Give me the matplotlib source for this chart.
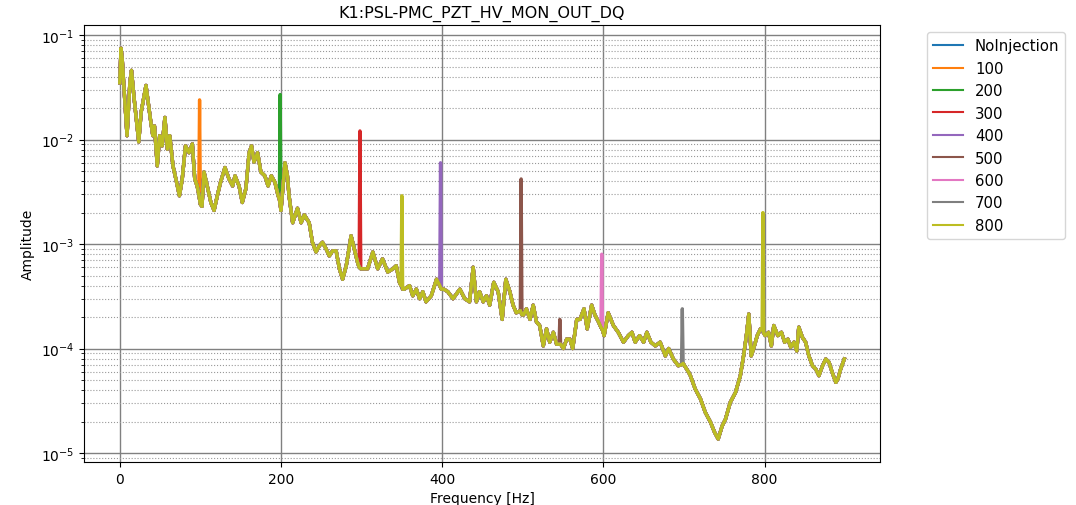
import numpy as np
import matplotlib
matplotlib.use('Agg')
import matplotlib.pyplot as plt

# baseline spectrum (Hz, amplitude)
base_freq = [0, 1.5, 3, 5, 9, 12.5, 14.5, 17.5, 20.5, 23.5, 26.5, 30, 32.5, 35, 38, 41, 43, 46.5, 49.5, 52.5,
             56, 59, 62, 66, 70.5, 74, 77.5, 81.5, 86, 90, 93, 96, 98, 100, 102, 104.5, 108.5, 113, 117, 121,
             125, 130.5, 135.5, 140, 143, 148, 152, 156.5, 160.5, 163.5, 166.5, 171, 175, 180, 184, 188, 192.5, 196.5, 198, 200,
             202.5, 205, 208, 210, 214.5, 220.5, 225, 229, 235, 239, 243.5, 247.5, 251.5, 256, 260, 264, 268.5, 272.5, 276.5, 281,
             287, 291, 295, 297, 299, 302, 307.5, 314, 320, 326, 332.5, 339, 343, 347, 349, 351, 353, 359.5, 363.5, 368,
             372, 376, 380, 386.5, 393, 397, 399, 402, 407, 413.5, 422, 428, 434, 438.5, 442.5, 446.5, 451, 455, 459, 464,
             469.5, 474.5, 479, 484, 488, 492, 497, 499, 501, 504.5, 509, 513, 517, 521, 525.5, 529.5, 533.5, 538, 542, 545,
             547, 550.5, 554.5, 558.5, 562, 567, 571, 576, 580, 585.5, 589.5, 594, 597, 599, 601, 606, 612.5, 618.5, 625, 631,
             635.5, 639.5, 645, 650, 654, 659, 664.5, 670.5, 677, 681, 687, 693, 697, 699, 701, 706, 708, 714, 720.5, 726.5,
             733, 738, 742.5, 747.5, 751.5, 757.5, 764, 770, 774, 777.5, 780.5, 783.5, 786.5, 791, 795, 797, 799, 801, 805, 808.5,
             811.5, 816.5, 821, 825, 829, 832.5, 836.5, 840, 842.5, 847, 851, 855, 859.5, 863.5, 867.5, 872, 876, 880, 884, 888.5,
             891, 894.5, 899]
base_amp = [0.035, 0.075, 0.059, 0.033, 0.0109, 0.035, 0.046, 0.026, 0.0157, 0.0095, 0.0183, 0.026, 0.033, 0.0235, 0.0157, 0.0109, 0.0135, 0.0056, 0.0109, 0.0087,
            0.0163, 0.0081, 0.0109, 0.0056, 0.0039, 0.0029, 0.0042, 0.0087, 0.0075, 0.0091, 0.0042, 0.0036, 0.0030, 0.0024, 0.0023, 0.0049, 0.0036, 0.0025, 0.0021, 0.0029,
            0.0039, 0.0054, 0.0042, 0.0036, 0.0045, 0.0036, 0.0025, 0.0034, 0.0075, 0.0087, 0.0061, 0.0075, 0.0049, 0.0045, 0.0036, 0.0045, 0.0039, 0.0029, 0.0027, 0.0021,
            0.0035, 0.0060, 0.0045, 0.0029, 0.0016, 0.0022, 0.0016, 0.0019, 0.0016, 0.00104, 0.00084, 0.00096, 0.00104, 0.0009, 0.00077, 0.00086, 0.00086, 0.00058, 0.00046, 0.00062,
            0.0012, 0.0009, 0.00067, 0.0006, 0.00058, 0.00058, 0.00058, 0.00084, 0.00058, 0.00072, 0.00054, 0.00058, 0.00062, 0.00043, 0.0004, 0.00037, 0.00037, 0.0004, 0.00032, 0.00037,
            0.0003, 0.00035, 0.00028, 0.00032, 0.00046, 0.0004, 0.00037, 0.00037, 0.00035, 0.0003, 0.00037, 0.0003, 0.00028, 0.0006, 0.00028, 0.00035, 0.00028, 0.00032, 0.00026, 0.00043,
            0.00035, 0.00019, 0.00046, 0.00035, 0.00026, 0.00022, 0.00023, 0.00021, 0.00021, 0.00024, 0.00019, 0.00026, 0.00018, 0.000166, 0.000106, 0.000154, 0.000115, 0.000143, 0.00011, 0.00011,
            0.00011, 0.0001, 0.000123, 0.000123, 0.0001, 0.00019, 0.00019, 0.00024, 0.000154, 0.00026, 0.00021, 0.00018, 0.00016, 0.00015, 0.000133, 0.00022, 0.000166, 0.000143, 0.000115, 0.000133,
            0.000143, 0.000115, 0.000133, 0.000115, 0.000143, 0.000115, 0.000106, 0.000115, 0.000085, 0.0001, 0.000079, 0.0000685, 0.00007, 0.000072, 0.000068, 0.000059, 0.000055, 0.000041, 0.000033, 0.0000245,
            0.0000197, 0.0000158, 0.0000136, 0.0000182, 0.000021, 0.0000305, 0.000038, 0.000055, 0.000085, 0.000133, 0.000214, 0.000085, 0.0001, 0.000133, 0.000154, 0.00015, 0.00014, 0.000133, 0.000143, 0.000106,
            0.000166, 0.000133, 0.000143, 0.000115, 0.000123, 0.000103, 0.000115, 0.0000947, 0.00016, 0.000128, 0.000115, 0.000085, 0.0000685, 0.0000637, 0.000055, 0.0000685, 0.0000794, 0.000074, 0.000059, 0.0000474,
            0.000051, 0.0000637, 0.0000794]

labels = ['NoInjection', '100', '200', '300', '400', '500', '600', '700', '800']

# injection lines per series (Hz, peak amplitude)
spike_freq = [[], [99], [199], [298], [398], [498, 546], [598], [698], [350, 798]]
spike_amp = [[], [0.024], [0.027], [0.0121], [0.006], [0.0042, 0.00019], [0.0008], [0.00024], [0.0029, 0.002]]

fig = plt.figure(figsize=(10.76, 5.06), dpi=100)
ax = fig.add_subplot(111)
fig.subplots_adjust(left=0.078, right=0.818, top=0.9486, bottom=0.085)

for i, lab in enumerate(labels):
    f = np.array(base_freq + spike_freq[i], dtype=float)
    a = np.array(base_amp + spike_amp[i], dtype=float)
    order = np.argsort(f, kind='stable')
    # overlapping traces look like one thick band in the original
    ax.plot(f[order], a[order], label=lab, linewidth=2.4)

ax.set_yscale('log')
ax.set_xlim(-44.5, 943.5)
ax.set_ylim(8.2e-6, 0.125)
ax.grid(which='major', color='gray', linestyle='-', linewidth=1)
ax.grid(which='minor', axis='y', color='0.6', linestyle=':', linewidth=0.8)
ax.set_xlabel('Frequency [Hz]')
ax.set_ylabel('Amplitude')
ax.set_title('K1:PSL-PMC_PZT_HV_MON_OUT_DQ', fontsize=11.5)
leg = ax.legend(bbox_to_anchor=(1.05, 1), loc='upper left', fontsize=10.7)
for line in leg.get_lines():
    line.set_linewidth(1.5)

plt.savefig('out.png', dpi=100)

* _PROBLEM DESCRIPTION_
Return nothing but the lines running from the start of the data to the line with "import matplotlib.pyplot as plt", please, both ends included and no pictures.

* _SOLUTION TO THIS EXERCISE_
Give me the matplotlib source for this chart.
import numpy as np
import matplotlib
matplotlib.use('Agg')
import matplotlib.pyplot as plt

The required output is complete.